While this development is more uneven than a brief summary allows, the general conclusion that is drawn is that there is a more or less steady decline in forms of public and private interpersonal violence and in criminal activity. However, I do wonder if the picture is more complex - and that, even if we accept the broad thesis, it is not clear what this might mean.
One concern here is that it all depends on the definition of violence. These long term historical surveys tend to concentrate on homicide, as the most extreme form of violence - for this is where records are most complete. But violence can take many forms, and it is conceivable that as homicidal violence decreases, other forms of interpersonal violence or abuse might increase. And in the law the definition of violence has been expanding to include various forms of physical and mental abuse, psychic harm, attacks on identity (hate crime again), so that while there may be a long term decline in physical violence, the broadening definition of violence may actually mean that more conduct is criminalised. The outcome of this might even be that, paradoxically, as certain forms of overt violence decline the sense of insecurity, and hence the demand for criminal law, can increase.

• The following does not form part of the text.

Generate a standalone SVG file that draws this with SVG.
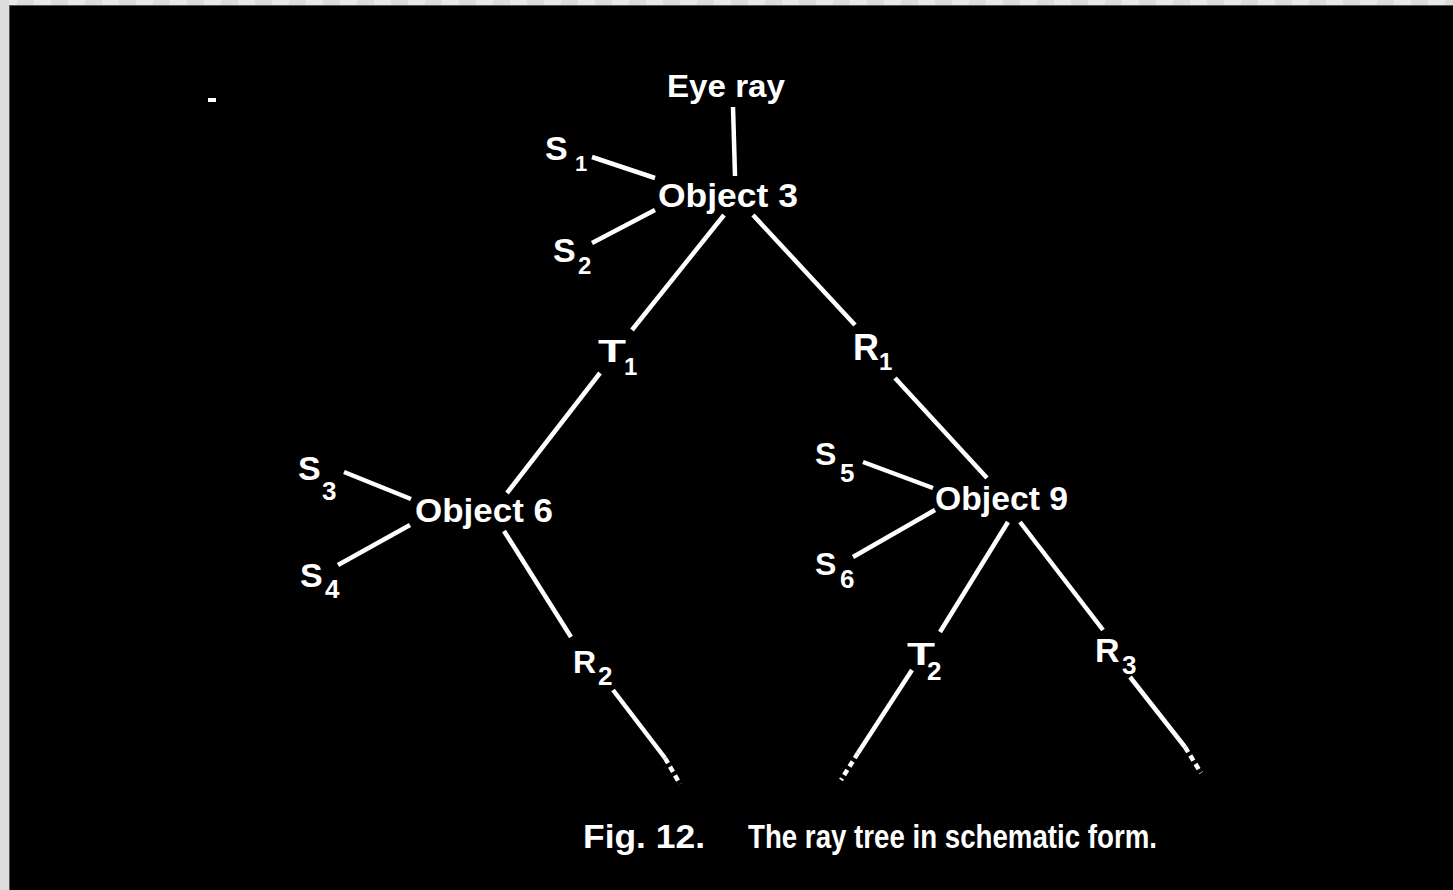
<svg xmlns="http://www.w3.org/2000/svg" width="1453" height="890" viewBox="0 0 1453 890">
<defs>
<style>
.t{font-family:"Liberation Sans",Arial,sans-serif;font-weight:bold;fill:#fff}
.c line,.c path{stroke:#fff;stroke-width:4.5;fill:none;stroke-linecap:butt}
.c .d{stroke-dasharray:6 4}
</style>
<pattern id="chk" x="0" y="0" width="34" height="6" patternUnits="userSpaceOnUse">
<rect x="0" y="0" width="17" height="6" fill="#e8e8e8"/>
<rect x="17" y="0" width="17" height="6" fill="#dcdcdc"/>
</pattern>
</defs>
<rect x="0" y="0" width="1453" height="890" fill="#000"/>
<rect x="0" y="0" width="1453" height="5" fill="url(#chk)"/>
<rect x="0" y="0" width="9" height="890" fill="#dcdcdc"/>
<rect x="9" y="5" width="1444" height="1" fill="#555"/>
<rect x="9" y="5" width="1" height="885" fill="#555"/>
<rect x="208" y="98" width="8" height="4" fill="#fff"/>

<g class="c" id="connectors">
<line x1="733" y1="107" x2="735" y2="176"/>
<line x1="592" y1="157" x2="655" y2="178"/>
<line x1="592" y1="243" x2="655" y2="210"/>
<line x1="724" y1="215" x2="632" y2="330"/>
<line x1="753" y1="215" x2="855" y2="325"/>
<line x1="600" y1="373" x2="507" y2="493"/>
<line x1="895" y1="378" x2="987" y2="478"/>
<line x1="344" y1="472" x2="411" y2="499"/>
<line x1="338" y1="565" x2="410" y2="525"/>
<line x1="504" y1="531" x2="571" y2="637"/>
<line x1="613" y1="690" x2="665" y2="758"/>
<line class="d" x1="665" y1="758" x2="680" y2="784"/>
<line x1="863" y1="462" x2="933" y2="488"/>
<line x1="853" y1="557" x2="935" y2="510"/>
<line x1="1008" y1="522" x2="940" y2="632"/>
<line x1="1020" y1="522" x2="1103" y2="630"/>
<line x1="912" y1="670" x2="858" y2="753"/>
<line class="d" x1="858" y1="753" x2="841" y2="780"/>
<line x1="1130" y1="677" x2="1185" y2="747"/>
<line class="d" x1="1185" y1="747" x2="1201" y2="773"/>
</g>

<g id="eye-ray"><text class="t" x="667" y="97" font-size="31" textLength="118" lengthAdjust="spacingAndGlyphs">Eye ray</text></g>
<g id="object3"><text class="t" x="658" y="207" font-size="34" textLength="140" lengthAdjust="spacingAndGlyphs">Object 3</text></g>
<g id="s1"><text class="t" x="545" y="160" font-size="34">S</text><text class="t" x="575" y="171" font-size="22">1</text></g>
<g id="s2"><text class="t" x="553" y="262" font-size="34">S</text><text class="t" x="578" y="274" font-size="24">2</text></g>
<g id="t1"><text class="t" x="598" y="362" font-size="31" textLength="28" lengthAdjust="spacingAndGlyphs">T</text><text class="t" x="624" y="375" font-size="24">1</text></g>
<g id="r1"><text class="t" x="853" y="360" font-size="36">R</text><text class="t" x="879" y="370" font-size="24">1</text></g>
<g id="object6"><text class="t" x="415" y="522" font-size="34" textLength="138" lengthAdjust="spacingAndGlyphs">Object 6</text></g>
<g id="s3"><text class="t" x="298" y="480" font-size="34">S</text><text class="t" x="322" y="500" font-size="26">3</text></g>
<g id="s4"><text class="t" x="300" y="587" font-size="34">S</text><text class="t" x="325" y="598" font-size="26">4</text></g>
<g id="r2"><text class="t" x="573" y="673" font-size="32">R</text><text class="t" x="598" y="685" font-size="26">2</text></g>
<g id="object9"><text class="t" x="935" y="510" font-size="33" textLength="133" lengthAdjust="spacingAndGlyphs">Object 9</text></g>
<g id="s5"><text class="t" x="815" y="465" font-size="32">S</text><text class="t" x="840" y="482" font-size="26">5</text></g>
<g id="s6"><text class="t" x="815" y="575" font-size="32">S</text><text class="t" x="840" y="588" font-size="26">6</text></g>
<g id="t2"><text class="t" x="907" y="665" font-size="32" textLength="28" lengthAdjust="spacingAndGlyphs">T</text><text class="t" x="927" y="680" font-size="26">2</text></g>
<g id="r3"><text class="t" x="1095" y="662" font-size="34">R</text><text class="t" x="1122" y="674" font-size="26">3</text></g>

<g id="caption">
<text class="t" x="583" y="848" font-size="34" textLength="122" lengthAdjust="spacingAndGlyphs">Fig. 12.</text>
<text class="t" x="748" y="848" font-size="34" textLength="409" lengthAdjust="spacingAndGlyphs">The ray tree in schematic form.</text>
</g>
</svg>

This should also lead us to reflect on the role of the criminal law in this process. Has it contributed to the decline in violence? Doubtless criminal lawyers would like to think that it has, but the picture is a bit more ambiguous. Pinker's explanation says little about law directly. Human rights are viewed as having played a role in increasing awareness of certain wrongs and in framing disapproval of, and responses to, atrocities. And there are implicit legal values in the account of the state, of moral reasoning and of empathy. But as in Elias' account the criminal law plays a supporting role rather than being directly instrumental in bringing about social change. This might do violence to many criminal lawyers' understanding of the importance of their discipline, but should also encourage a sense of perspective in thinking about what can, and cannot, be achieved through the criminal law.